When Joey Gawrysiak arrived at Syracuse University in Fall 2023, he brought with him the experience of building one of the country’s first esports degree programs — at Shenandoah University in Virginia, where it earned the 2023 CSMG award for Esports Program Impact of the Year. At Syracuse, positioned at the intersection of the S.I. Newhouse School of Public Communications and the David B. Falk College of Sport and Human Dynamics, he had the platform to go further.

What he and the university have built in less than three years is unlike anything else in collegiate esports.

The B.S. in Esports Communications and Management offers three specialized pathways: Esports Business and Management, covering finance, sponsorships, venue management, and analytics; Esports Communications, covering public relations, content creation, and event production; and Esports Media and Design, covering game aesthetics, digital marketing, and visual storytelling. The program enrolled nine students in its first year. By Fall 2025, enrollment exceeded 50 — well beyond initial projections — and applications to esports-related academic tracks have increased by more than 400% since launch.

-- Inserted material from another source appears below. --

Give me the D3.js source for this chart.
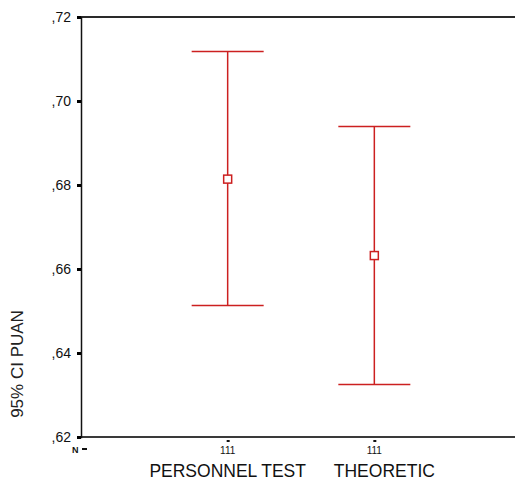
<!DOCTYPE html>
<html>
<head>
<meta charset="utf-8">
<script src="https://cdn.jsdelivr.net/npm/d3@7"></script>
<style>
  body { margin: 0; background: #fff; }
  svg { display: block; font-family: "Liberation Sans", Arial, sans-serif; }
</style>
</head>
<body>
<div id="chart"></div>
<script>
// data
var groups = ["PERSONNEL TEST", "THEORETIC"];
var nValues = ["111", "111"];
var means = [0.6814, 0.6632];
var lower = [0.6513, 0.6325];
var upper = [0.7118, 0.6939];
var yTicks = [0.62, 0.64, 0.66, 0.68, 0.70, 0.72];

var width = 515, height = 483;
var margin = {top: 17, bottom: 46, left: 81, right: 0};

var svg = d3.select("#chart")
  .append("svg")
    .attr("width", width)
    .attr("height", height);

var y = d3.scaleLinear()
  .domain([0.62, 0.72])
  .range([height - margin.bottom, margin.top]);

// categories sit at 1 and 2 on a 0..3 axis that runs a bit past the window
var x = d3.scaleLinear()
  .domain([0, 3])
  .range([margin.left, 521]);

var red = "#cc2020";

// frame (top + bottom lines, left axis)
svg.append("line")
  .attr("x1", margin.left).attr("x2", width)
  .attr("y1", y(0.72)).attr("y2", y(0.72))
  .attr("stroke", "#2a2a2a").attr("stroke-width", 2);
svg.append("line")
  .attr("x1", margin.left).attr("x2", width)
  .attr("y1", y(0.62)).attr("y2", y(0.62))
  .attr("stroke", "#3a3a3a").attr("stroke-width", 2);

// Y axis
var yAxis = svg.append("g")
  .attr("transform", "translate(" + margin.left + ",0)")
  .call(d3.axisLeft(y).tickValues(yTicks).tickSize(4).tickPadding(6)
    .tickFormat(function(d) { return "," + d3.format(".2f")(d).slice(2); }));
yAxis.select(".domain").attr("stroke", "#111").attr("stroke-width", 1.5);
yAxis.selectAll(".tick line").attr("stroke", "#000").attr("stroke-width", 3);
yAxis.selectAll(".tick text")
  .style("font-size", "14px")
  .style("font-family", "\"Liberation Sans\", Arial, sans-serif")
  .attr("fill", "#111");

// Y title
svg.append("text")
  .attr("transform", "translate(23," + 364 + ") rotate(-90)")
  .attr("text-anchor", "middle")
  .style("font-size", "17px")
  .attr("fill", "#222")
  .text("95% CI PUAN");

// error bars
var capHalf = 36;
var bars = svg.selectAll("g.bar")
  .data(groups)
  .enter()
  .append("g")
    .attr("class", "bar");

bars.append("line")
  .attr("x1", (d, i) => x(i + 1)).attr("x2", (d, i) => x(i + 1))
  .attr("y1", (d, i) => y(upper[i])).attr("y2", (d, i) => y(lower[i]))
  .attr("stroke", red).attr("stroke-width", 1.5);
bars.append("line")
  .attr("x1", (d, i) => x(i + 1) - capHalf).attr("x2", (d, i) => x(i + 1) + capHalf)
  .attr("y1", (d, i) => y(upper[i])).attr("y2", (d, i) => y(upper[i]))
  .attr("stroke", red).attr("stroke-width", 1.5);
bars.append("line")
  .attr("x1", (d, i) => x(i + 1) - capHalf).attr("x2", (d, i) => x(i + 1) + capHalf)
  .attr("y1", (d, i) => y(lower[i])).attr("y2", (d, i) => y(lower[i]))
  .attr("stroke", red).attr("stroke-width", 1.5);
bars.append("rect")
  .attr("x", (d, i) => x(i + 1) - 4).attr("y", (d, i) => y(means[i]) - 4)
  .attr("width", 8).attr("height", 8)
  .attr("fill", "#fff")
  .attr("stroke", red).attr("stroke-width", 1.5);

// N row
svg.append("text")
  .attr("x", 72).attr("y", 453)
  .style("font-size", "9px").style("font-weight", "bold")
  .attr("fill", "#111")
  .text("N");
svg.append("rect")
  .attr("x", 82).attr("y", 448).attr("width", 5).attr("height", 2)
  .attr("fill", "#111");

bars.append("rect")
  .attr("x", (d, i) => x(i + 1) - 1).attr("y", 440)
  .attr("width", 3).attr("height", 2)
  .attr("fill", "#111");
bars.append("text")
  .attr("x", (d, i) => x(i + 1)).attr("y", 454)
  .attr("text-anchor", "middle")
  .style("font-size", "10px")
  .attr("fill", "#111")
  .text((d, i) => nValues[i]);

// category labels
bars.append("text")
  .attr("x", (d, i) => x(i + 1) + i * 10).attr("y", 477)
  .attr("text-anchor", "middle")
  .style("font-size", "17.5px")
  .attr("fill", "#111")
  .text(d => d);
</script>
</body>
</html>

The infrastructure behind the program is serious. The Gaming and Esports Center at the Schine Student Center opened in January 2025, housing competitive varsity teams on a professional-grade competition stage. The Barnes Center gaming room logs over 22,800 annual visits. The flagship — a 20,000-square-foot esports headquarters at the Marley Building featuring a 150+ seat competition auditorium, professional broadcast studios, and team training rooms — positions Syracuse among the most invested institutions in esports infrastructure in the country.

Students don’t just attend the program. They work in it. Over 50 paid employment opportunities in event management, broadcast production, content creation, and social media give students professional experience before graduation. The program produces over 56 hours of live esports content per month — a figure that rivals dedicated production companies.

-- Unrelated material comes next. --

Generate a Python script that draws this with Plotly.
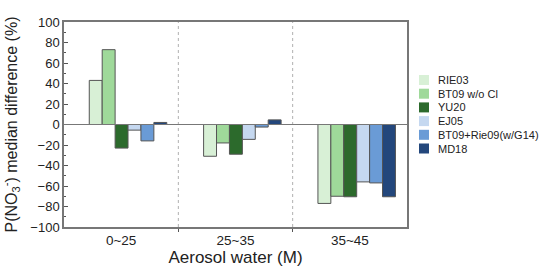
import plotly.graph_objects as go

categories = ["0~25", "25~35", "35~45"]
series_names = ["RIE03", "BT09 w/o Cl", "YU20", "EJ05", "BT09+Rie09(w/G14)", "MD18"]
values = {
    "RIE03": [43, -31, -77],
    "BT09 w/o Cl": [73, -18, -70],
    "YU20": [-23, -29, -70.5],
    "EJ05": [-5.5, -14.5, -56],
    "BT09+Rie09(w/G14)": [-16, -2.5, -57],
    "MD18": [2, 4.5, -70.5],
}
colors = ["#d8f0d6", "#9fd99a", "#2c6a2c", "#c5d8f0", "#6a9bd6", "#23477c"]
y_ticks = [-100, -80, -60, -40, -20, 0, 20, 40, 60, 80, 100]

bar_w = 0.113
start = -0.279
xpos = list(range(len(categories)))

FW, FH = 543, 270
L, R, T, B = 64, 407, 22, 227
W, H = R - L, B - T

fig = go.Figure()
for i, name in enumerate(series_names):
    fig.add_trace(go.Bar(
        x=xpos, y=values[name], name=name,
        width=bar_w, offset=start + i * bar_w,
        marker=dict(color=colors[i], line=dict(color="#555555", width=1)),
        showlegend=False,
    ))

# category separators
for b in [0.5, 1.5]:
    fig.add_shape(type="line", xref="x", yref="paper", x0=b, x1=b, y0=0, y1=1,
                  line=dict(color="#b0b0b0", width=1, dash="3px,3px"), layer="below")
# zero line
fig.add_shape(type="line", xref="paper", yref="y", x0=0, x1=1, y0=0, y1=0,
              line=dict(color="#777777", width=1.2), layer="above")

# manual legend (page coords converted to paper coords)
lx, ly0, step, sq = 419, 80, 13.7, 10
for i, name in enumerate(series_names):
    cy = ly0 + i * step
    fig.add_shape(type="rect", xref="paper", yref="paper",
                  x0=(lx - L) / W, x1=(lx + sq - L) / W,
                  y0=(B - (cy + sq / 2)) / H, y1=(B - (cy - sq / 2)) / H,
                  fillcolor=colors[i], line=dict(width=0))
    fig.add_annotation(xref="paper", yref="paper", x=(lx + 17 - L) / W, y=(B - cy) / H,
                       text=name, showarrow=False, xanchor="left", yanchor="middle",
                       font=dict(size=11, color="#222222"))

fig.update_layout(
    width=FW, height=FH,
    margin=dict(l=L, r=FW - R, t=T, b=FH - B),
    paper_bgcolor="white", plot_bgcolor="white",
    font=dict(family="Liberation Sans, Arial, sans-serif", color="#222222"),
    barmode="overlay",
    xaxis=dict(
        range=[-0.5, 2.5], tickmode="array", tickvals=xpos, ticktext=categories,
        ticks="", tickfont=dict(size=13.5), showgrid=False, zeroline=False,
        showline=True, linecolor="#777777", linewidth=1.5, mirror=True,
        automargin=False,
        minor=dict(tickmode="array", tickvals=[0.5, 1.5], ticks="outside", ticklen=3,
                   tickcolor="#555555", showgrid=False),
        title=dict(text="Aerosol water (M)", font=dict(size=17), standoff=2),
    ),
    yaxis=dict(
        range=[-100, 100], tickmode="array", tickvals=y_ticks,
        ticks="inside", ticklen=4, tickcolor="#555555", tickfont=dict(size=13),
        minor=dict(dtick=10, ticks="inside", ticklen=2, tickcolor="#555555", showgrid=False),
        showgrid=False, zeroline=False, automargin=False,
        showline=True, linecolor="#777777", linewidth=1.5, mirror=True,
        title=dict(text="P(NO<sub>3</sub><sup>-</sup>) median difference (%)",
                   font=dict(size=16), standoff=10),
    ),
)

fig.write_html("out.html", config={"displayModeBar": False},
               post_script="document.body.style.margin='0';")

The move that elevates Syracuse’s model from excellent to visionary is its role as the home of the Empire State Scholastic Esports Federation championships — hosting New York State’s largest high school esports competition twice in 2025. For a high school student from Silver Creek or Bethlehem competing on a professional stage at a Power 4 university, the experience opens a door that many didn’t know existed. That is the pipeline — and it is the reason schools like Ohio State, Baylor, and Michigan are paying close attention.

Five Winners. One Shared Vision.

Look across this year’s ESTA class and a clear philosophy emerges. GameSquare chose profitability over scale. Brandon Tschacher chose community over capital. The ALGS team chose cultural depth over impressions. FlyQuest chose authenticity over reach. Syracuse chose pipeline over prestige.

Each of these organizations and individuals made a deliberate decision to build something that lasts — and each of them has something extraordinary to show for it. The 2026 ESTA Esports Industry Awards are a celebration of that commitment, and a preview of where the industry is headed.